The Revenue’s stance was that the taxpayer’s RA claim should be restricted to the portion of the new factory floor area attributable to the expansion project in YA 2006 as:

 

(a) The taxpayer had enjoyed a reinvestment allowance for the Old Factory which was first claimed in YA 1998 for consecutive years until YA 2005.


(b) The New Factory’s primary function was to consolidate the production processes into a single facility.

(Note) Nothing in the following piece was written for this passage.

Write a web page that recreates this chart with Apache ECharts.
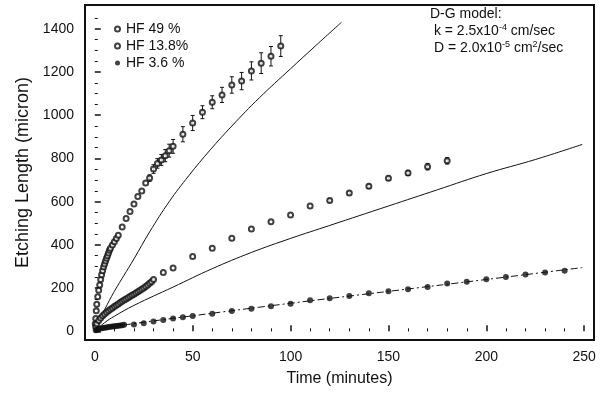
<!DOCTYPE html>
<html>
<head>
<meta charset="utf-8">
<script src="https://cdn.jsdelivr.net/npm/echarts@6/dist/echarts.min.js"></script>
<style>
  html, body { margin: 0; padding: 0; background: #fff; }
  #grafico { width: 605px; height: 394px; }
</style>
</head>
<body>
<div id="grafico"></div>
<script>
// HF 49 %
var hf49Time = [0.25, 0.5, 0.75, 1, 1.5, 2, 2.5, 3, 3.5, 4, 4.5, 5, 5.5, 6, 6.5, 7, 7.5, 8, 9, 10, 11, 12, 14, 16, 18, 20, 22, 24, 26, 28, 30, 32, 34, 36, 38, 40, 45, 50, 55, 60, 65, 70, 75, 80, 85, 90, 95];
var hf49Len = [35, 60, 95, 125, 160, 190, 215, 240, 262, 280, 298, 312, 325, 338, 350, 363, 375, 385, 400, 415, 430, 445, 483, 522, 555, 589, 624, 649, 686, 709, 751, 777, 793, 813, 836, 856, 912, 964, 1014, 1060, 1094, 1140, 1158, 1205, 1241, 1273, 1320];
var hf49Err = [0, 0, 0, 0, 0, 0, 0, 0, 0, 0, 0, 0, 0, 0, 0, 0, 0, 0, 0, 0, 0, 0, 0, 0, 0, 0, 0, 0, 0, 15, 20, 22, 25, 28, 30, 32, 35, 35, 30, 30, 35, 38, 40, 42, 48, 45, 48];

// HF 13.8 %
var hf138Time = [0.5, 1, 2, 3, 4, 5, 6, 7, 8, 9, 10, 11, 12, 13, 14, 15, 16, 17, 18, 19, 20, 21, 22, 23, 24, 25, 26, 27, 28, 29, 30, 35, 40, 50, 60, 70, 80, 90, 100, 110, 120, 130, 140, 150, 160, 170, 180];
var hf138Len = [20, 35, 50, 62, 72, 80, 88, 95, 102, 108, 115, 121, 127, 133, 139, 145, 150, 156, 161, 167, 172, 178, 183, 189, 195, 201, 208, 215, 222, 230, 240, 272, 293, 346, 385, 431, 474, 507, 538, 580, 606, 640, 671, 708, 733, 762, 789];
var hf138Err = [0, 0, 0, 0, 0, 0, 0, 0, 0, 0, 0, 0, 0, 0, 0, 0, 0, 0, 0, 0, 0, 0, 0, 0, 0, 0, 0, 0, 0, 0, 0, 0, 0, 0, 0, 0, 0, 0, 0, 0, 8, 8, 10, 10, 12, 15, 15];

// HF 3.6 %
var hf36Time = [0.5, 1, 2, 3, 4, 5, 6, 7, 8, 9, 10, 11, 12, 13, 14, 15, 20, 25, 30, 35, 40, 45, 50, 60, 70, 80, 90, 100, 110, 120, 130, 140, 150, 160, 170, 180, 190, 200, 210, 220, 230, 240];
var hf36Len = [5, 8, 11, 13, 15, 17, 18, 20, 21, 22, 24, 25, 26, 27, 28, 30, 32, 37, 46, 52, 59, 65, 71, 82, 94, 105, 116, 128, 144, 153, 164, 176, 185, 195, 205, 221, 230, 241, 252, 263, 272, 280];

// D-G model curves
var model49Time = [0, 2, 5, 10, 20, 28, 38, 48, 59, 70, 84, 100, 112, 126];
var model49Len = [0, 45, 100, 185, 335, 460, 600, 720, 840, 950, 1080, 1215, 1315, 1430];
var model138Time = [0, 5, 10, 20, 40, 60, 80, 100, 120, 150, 175, 200, 225, 249];
var model138Len = [0, 40, 70, 120, 205, 290, 365, 430, 490, 580, 655, 730, 795, 865];
var fit36Time = [0, 5, 10, 20, 50, 100, 150, 200, 249];
var fit36Len = [0, 14, 22, 36, 72, 130, 185, 240, 295];

// ticks
var xTickLabels = [0, 50, 100, 150, 200, 250];
var xMinorTicks = [10, 20, 30, 40, 60, 70, 80, 90, 110, 120, 130, 140, 160, 170, 180, 190, 210, 220, 230, 240];
var yTickLabels = [0, 200, 400, 600, 800, 1000, 1200, 1400];
var yMinorTicks = [50, 100, 150, 250, 300, 350, 450, 500, 550, 650, 700, 750, 850, 900, 950, 1050, 1100, 1150, 1250, 1300, 1350, 1450];

var legendNames = ['HF 49 %', 'HF 13.8%', 'HF 3.6 %'];

var FONT = 'Liberation Sans';
var INK = '#111';

function zip(a, b, c) {
  return a.map(function (v, i) { return c ? [v, b[i], c[i]] : [v, b[i]]; });
}

function errorBars(params, api) {
  var err = api.value(2);
  if (!err) return null;
  var x = api.value(0), y = api.value(1);
  var hi = api.coord([x, y + err]);
  var lo = api.coord([x, y - err]);
  var style = { stroke: INK, lineWidth: 1 };
  return {
    type: 'group',
    children: [
      { type: 'line', shape: { x1: hi[0], y1: hi[1], x2: lo[0], y2: lo[1] }, style: style },
      { type: 'line', shape: { x1: hi[0] - 2, y1: hi[1], x2: hi[0] + 2, y2: hi[1] }, style: style },
      { type: 'line', shape: { x1: lo[0] - 2, y1: lo[1], x2: lo[0] + 2, y2: lo[1] }, style: style }
    ]
  };
}

var chartDom = document.getElementById('grafico');
var myChart = echarts.init(chartDom, null, { renderer: 'canvas' });

var baseX = {
  type: 'value', min: -5, max: 255,
  splitLine: { show: false },
  axisLine: { show: false }
};
var baseY = {
  type: 'value', min: -40, max: 1510,
  splitLine: { show: false },
  axisLine: { show: false }
};
var plain = function (v) { return String(v); };

var option = {
  animation: false,
  textStyle: { fontFamily: FONT },
  grid: {
    left: 85, right: 11, top: 5, bottom: 54,
    show: true, borderColor: INK, borderWidth: 2, backgroundColor: 'transparent'
  },
  legend: {
    data: legendNames,
    orient: 'vertical',
    left: 109, top: 17,
    itemWidth: 5, itemHeight: 5, itemGap: 3,
    textStyle: { fontFamily: FONT, fontSize: 14, color: INK, lineHeight: 14, padding: [0, 0, 0, 1] }
  },
  xAxis: [
    Object.assign({}, baseX, {
      name: 'Time (minutes)', nameLocation: 'middle', nameGap: 31,
      nameTextStyle: { fontFamily: FONT, fontSize: 16, color: INK },
      axisTick: { inside: true, length: 6, lineStyle: { color: INK, width: 1.5 }, customValues: xTickLabels },
      axisLabel: { fontFamily: FONT, fontSize: 14, color: INK, margin: 10, customValues: xTickLabels, formatter: plain }
    }),
    Object.assign({}, baseX, {
      position: 'bottom',
      axisTick: { inside: true, length: 3, lineStyle: { color: INK }, customValues: xMinorTicks },
      axisLabel: { show: false }
    })
  ],
  yAxis: [
    Object.assign({}, baseY, {
      name: 'Etching Length (micron)', nameLocation: 'middle', nameGap: 48,
      nameTextStyle: { fontFamily: FONT, fontSize: 18, color: INK },
      axisTick: { inside: true, length: 6, lineStyle: { color: INK, width: 1.5 }, customValues: yTickLabels },
      axisLabel: { fontFamily: FONT, fontSize: 14, color: INK, margin: 11, customValues: yTickLabels, formatter: plain }
    }),
    Object.assign({}, baseY, {
      position: 'left',
      axisTick: { inside: true, length: 3, lineStyle: { color: INK }, customValues: yMinorTicks },
      axisLabel: { show: false }
    })
  ],
  graphic: [
    {
      type: 'text', left: 430, top: 6,
      style: {
        text: 'D-G model:\n {n|k = 2.5x10}{s|-4}{n| cm/sec}\n {n|D = 2.0x10}{s|-5}{n| cm}{s|2}{n|/sec}',
        fontFamily: FONT, fontSize: 14, fill: INK, lineHeight: 17,
        rich: {
          n: { fontFamily: FONT, fontSize: 14, fill: INK, lineHeight: 17 },
          s: { fontFamily: FONT, fontSize: 9, fill: INK, lineHeight: 17, verticalAlign: 'top', padding: [0, 0, 8, 0] }
        }
      }
    }
  ],
  series: [
    {
      type: 'line', name: 'model49', data: zip(model49Time, model49Len), smooth: 0.4,
      symbol: 'none', lineStyle: { color: INK, width: 1 }, silent: true
    },
    {
      type: 'line', name: 'model138', data: zip(model138Time, model138Len), smooth: 0.4,
      symbol: 'none', lineStyle: { color: INK, width: 1 }, silent: true
    },
    {
      type: 'line', name: 'fit36', data: zip(fit36Time, fit36Len), smooth: 0.4,
      symbol: 'none', lineStyle: { color: INK, width: 1, type: [7, 3, 2, 3] }, silent: true
    },
    {
      type: 'custom', name: 'err49', renderItem: errorBars,
      data: zip(hf49Time, hf49Len, hf49Err), z: 3
    },
    {
      type: 'custom', name: 'err138', renderItem: errorBars,
      data: zip(hf138Time, hf138Len, hf138Err), z: 3
    },
    {
      type: 'scatter', name: legendNames[0], data: zip(hf49Time, hf49Len),
      symbol: 'emptyCircle', symbolSize: 5,
      itemStyle: { color: INK, borderWidth: 1 }, z: 4
    },
    {
      type: 'scatter', name: legendNames[1], data: zip(hf138Time, hf138Len),
      symbol: 'emptyCircle', symbolSize: 5,
      itemStyle: { color: INK, borderWidth: 1 }, z: 4
    },
    {
      type: 'scatter', name: legendNames[2], data: zip(hf36Time, hf36Len),
      symbol: 'circle', symbolSize: 6,
      itemStyle: { color: INK }, z: 4
    }
  ]
};

option && myChart.setOption(option);
</script>
</body>
</html>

(c) Rather than acquiring an entirely new factory, the taxpayer merely replaced assets within their existing production line.

 

(d) As such, the expansion project at the New Factory was only an addition to the area of the Old Factory. 

 

Further, the Revenue contested the RA claim for the Disputed Items, arguing that the capital expenditure was not integral to the manufacturing process. These items were situated outside the production area and thus, were ancillary. The Revenue argued that the Disputed Items were primarily used for administrative purposes, such as by the Planning Office's director, CAD Department for design work and Customer Service Department for stock storage, rather than in the direct manufacturing of products.

 

The Taxpayer’s Position

 

The taxpayer argued that although the term “expanding” was not explicitly defined in the ITA at the relevant time, the taxpayer’s interpretation aligns with the legislative intent.

 

Paragraph 9, Schedule 7A of the ITA defines “expanding” as:

 

“ “expanding” refers to an increase of a product capacity or expansion of factory areas”

 

 

The taxpayer asserted that relocating to the New Factory constituted expansion, as it not only increased the factory area but also enhanced product capacity. This assertion was supported by judicial precedents such as the cases of Ketua Pengarah Hasil Dalam Negeri v OKA Concrete Industries Sdn Bhd (2015) MSTC 30-091 and RR v Ketua Pengarah Hasil Dalam Negeri (2013) MSTC 10-042, where an increase in annual turnover was considered as one of the most important indications of expansion. 

 

Evidence presented during the trial showed significant growth in the taxpayer’s annual revenue production and sales increased.

 

The taxpayer also highlighted that neither the ITA nor Schedule 7A prescribes that the RA claim should be restricted to the difference in area between the old and new factories. Such a restriction would imply that the Revenue is relying on its interpretations or internal guidelines, which are not legally binding.

 

The taxpayer also referenced the case of Ketua Pengarah Hasil Dalam Negeri v Success Electronics & Transformer Manufacturer Sdn Bhd (2012) MSTC 30-039, where the High Court rejected the Revenue’s attempt to limit RA based on the area difference between old and new factories. This decision, which was later affirmed by the Court of Appeal, affirmed that the Revenue’s internal rulings on RA lack legal authority.

 

Regarding the Disputed Items, the taxpayer contended that the Revenue’s requirement for these items to be in the production area was not legally mandated and reflects internal guidelines rather than statutory law. The taxpayer maintained that the Disputed Items fell within the scope of “modernizing” and “automating,” and were essential to the manufacturing process. Without these items, productivity would be severely compromised, if not halted altogether.

 

High Court’s Decision 

 

The High Court found that the SCIT had erred on a question of law, resulting in a flawed judgment that necessitated judicial intervention. The High Court agreed with the taxpayer’s argument that the Revenue had not met its burden of proof. Specifically, the court held that the Revenue had failed to demonstrate that the taxpayer was negligent or had knowingly misrepresented its RA claims. According to the court, the Revenue needed to provide more substantial evidence. This carries significant implications for taxpayers and the application of RA under Malaysian tax law.

 

This ruling not only clarifies the legal standard for qualifying projects but also highlights the importance of adhering to statutory definitions rather than relying on internal interpretations or guidelines.